Students can either join immediately or preview the group before joining.

My Groups

Joined Groups

Displays all the groups a student has actively joined, sorted by recent activity to highlight ongoing discussions.

Recommended Groups

Curated suggestions based on the student’s academic interests, past participation, and trending topics within Numerade’s platform.

Messages

Message Types

Users can send text messages, images, links, and file attachments to share valuable resources and information efficiently.

Reactions

Users can react to a message with an emoji.

Reporting

Users can react to a report inappropriate content or flag/spam for moderator review.

Threaded Conversations

To keep discussions organized, threaded replies allow students to respond directly to specific messages, ensuring key points are easily traceable.

Pinned Messages

Important messages, such as exam tips, group schedules, or key files, can be pinned for easy reference.

Creating a Study Group

Start New Group

Users can initiate group creation from the "My Groups" section or directly from the Study Groups homepage.

Invite Members

Users can invite peers by sharing a direct invite link or selecting from their network within Numerade.

Video Prototype

Outcome & Impact

Engagement Impact

Results
  • Daily collaborative actions increased by 61%
  • Average session time increased by 27%
  • The share of users who took at least one collaborative action grew from 22% to 40%
  • Reactions and threaded replies accounted for 40% of first time interactions, lowering the barrier to participation
Impact

These metrics validated that interaction-first design successfully reduced friction to contribution and encouraged sustained participation.

Retention Impact

Results
  • Study Group participants showed a 20% higher 7 day return rate compared to non-participants
  • 58% of users who engaged once returned to participate again
  • Engaged users averaged 1.8 Study Group sessions per week, indicating emerging habitual behavior
Impact

Retention data showed collaborative learning became part of students’ regular study routines rather than a novelty feature.

Adoption Impact

Results
  • 31% of weekly active users engaged with Study Groups within the first release window
  • Discovery to first interaction conversion reached 38%, supported by visible peer activity and low friction entry points
  • First time users were 1.6 times more likely to participate when groups showed recent activity
Impact

Adoption metrics confirmed the experience was intuitive, discoverable, and valuable beyond a small power user group.

If I had more time...

Ace Integration

Embed Ace into Study Groups to summarize discussions, suggest next steps, and surface relevant content at key moments of confusion.

Shared Content Repository

Evolve uploads into a searchable group library so high quality notes and resources persist beyond real time chat.

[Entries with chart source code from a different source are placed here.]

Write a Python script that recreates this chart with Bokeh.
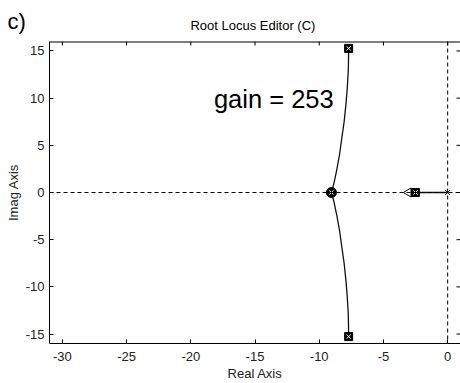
from bokeh.plotting import figure
from bokeh.models import Range1d, FixedTicker, Span, Label
from bokeh.embed import file_html
from bokeh.resources import INLINE
from bokeh.core.properties import value
import numpy as np

# ---- data ----
x_ticks = [-30, -25, -20, -15, -10, -5, 0]
y_ticks = [-15, -10, -5, 0, 5, 10, 15]
x_min, x_max = -31, 1.0
y_min, y_max = -16, 16

upper_x = [-7.71, -7.72, -7.74, -7.82, -7.92, -8.06, -8.23, -8.42, -8.64, -8.85, -9.05]
upper_y = [15.27, 14.0, 12.83, 11.0, 9.34, 7.5, 5.86, 4.0, 2.37, 1.0, 0.0]
lower_x = [-7.71, -7.72, -7.74, -7.82, -7.92, -8.06, -8.23, -8.42, -8.64, -8.85, -9.05]
lower_y = [-15.27, -14.0, -12.83, -11.0, -9.34, -7.5, -5.86, -4.0, -2.37, -1.0, 0.0]
real_x = [-2.51, 0.0]
real_y = [0.0, 0.0]

cl_pole_x = [-7.71, -7.71, -2.51]     # closed-loop poles (squares)
cl_pole_y = [15.27, -15.27, 0.0]
zero_x = [-9.05]                      # circle marker
zero_y = [0.0]
arrow_x = [-3.05]                     # left-pointing marker
arrow_y = [0.0]
ol_pole_x = [0.0]                     # open-loop pole (x)
ol_pole_y = [0.0]

gain_text = ["gain = 253"]
gain_x = [-18.2]
gain_y = [9.94]

title_text = "Root Locus Editor (C)"
panel_text = "c)"

FONT = "Liberation Sans"

p = figure(width=460, height=383, output_backend="svg", toolbar_location=None,
           x_range=Range1d(x_min, x_max), y_range=Range1d(y_min, y_max),
           min_border_left=49, min_border_right=0, min_border_top=41, min_border_bottom=36,
           x_axis_label="Real Axis", y_axis_label="Imag Axis", title=None)

p.background_fill_color = "white"
p.border_fill_color = "white"
p.outline_line_color = None
p.grid.visible = False

# title and panel label, both in the top border
p.add_layout(Label(x=203.4, y=16, x_units="screen", y_units="screen", text=title_text,
                   text_font=FONT, text_font_size="13px", text_color="black",
                   text_align="center", text_baseline="middle"), "above")
p.add_layout(Label(x=-42, y=5.5, x_units="screen", y_units="screen", text=panel_text,
                   text_font=FONT, text_font_size="22px", text_color="black",
                   text_align="left", text_baseline="middle"), "above")

for ax, ticks in ((p.xaxis[0], x_ticks), (p.yaxis[0], y_ticks)):
    ax.ticker = FixedTicker(ticks=ticks)
    ax.major_label_overrides = {t: str(t) for t in ticks}
    ax.major_tick_in = 4
    ax.major_tick_out = 0
    ax.minor_tick_line_color = None
    ax.axis_line_color = "black"
    ax.major_tick_line_color = "black"
    ax.major_label_text_font = FONT
    ax.major_label_text_font_size = "13px"
    ax.major_label_text_color = "#222222"
    ax.axis_label_text_font = FONT
    ax.axis_label_text_font_size = "13px"
    ax.axis_label_text_font_style = "normal"
    ax.axis_label_text_color = "#222222"
p.xaxis[0].major_label_standoff = 8
p.xaxis[0].axis_label_standoff = 2
p.yaxis[0].major_label_standoff = 5
p.yaxis[0].axis_label_standoff = 2

# top frame edge with inward ticks, inward ticks on the right edge
p.add_layout(Span(location=y_max, dimension="width", line_color="black", line_width=2))
p.ray(x=x_ticks, y=[y_max] * len(x_ticks), length=4, length_units="screen",
      angle=-np.pi / 2, line_color="black", line_width=1)
p.ray(x=[x_max] * len(y_ticks), y=y_ticks, length=4, length_units="screen",
      angle=np.pi, line_color="black", line_width=1)

# zero lines
p.add_layout(Span(location=0, dimension="width", line_color="black", line_width=1, line_dash="4 3"))
p.add_layout(Span(location=0, dimension="height", line_color="black", line_width=1, line_dash="4 3"))

# locus branches
p.line(upper_x, upper_y, line_color="#111111", line_width=1.3)
p.line(lower_x, lower_y, line_color="#111111", line_width=1.3)
p.line(real_x, real_y, line_color="#111111", line_width=1.5)

# markers
p.scatter(arrow_x, arrow_y, marker="triangle", angle=np.pi / 2, size=9,
          fill_color="white", line_color="black", line_width=1)
p.scatter(cl_pole_x, cl_pole_y, marker="square", size=8, fill_color="black", line_color="black")
p.scatter(cl_pole_x, cl_pole_y, marker="x", size=6, line_color="white", line_width=1)
p.scatter(zero_x, zero_y, marker="circle", size=10, fill_color="black", line_color="black")
p.scatter(zero_x, zero_y, marker="x", size=6, line_color="white", line_width=1)
p.scatter(ol_pole_x, ol_pole_y, marker="x", size=7, line_color="black", line_width=1)

# annotation text
p.text(x=gain_x, y=gain_y, text=gain_text, text_font=value(FONT), text_font_size="25.5px",
       text_color="black", text_align="left", text_baseline="middle")

open("out.html", "w").write(file_html(p, INLINE))
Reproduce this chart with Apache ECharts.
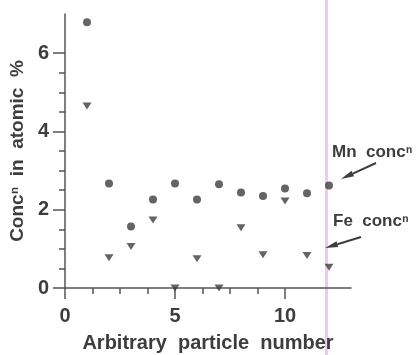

Poll, Surveys & Gamification

Introduce lo friction ways to prioritize topics, encourage participation, and reinforce helpful behaviors without incentivizing noise.

Conclusion

This project reinforced how I approach product design, to start with behavior, not features. By designing interaction first systems within real constraints, I helped shift Study Groups from passive content consumption to active collaboration, driving meaningful engagement and repeat use for Numerade.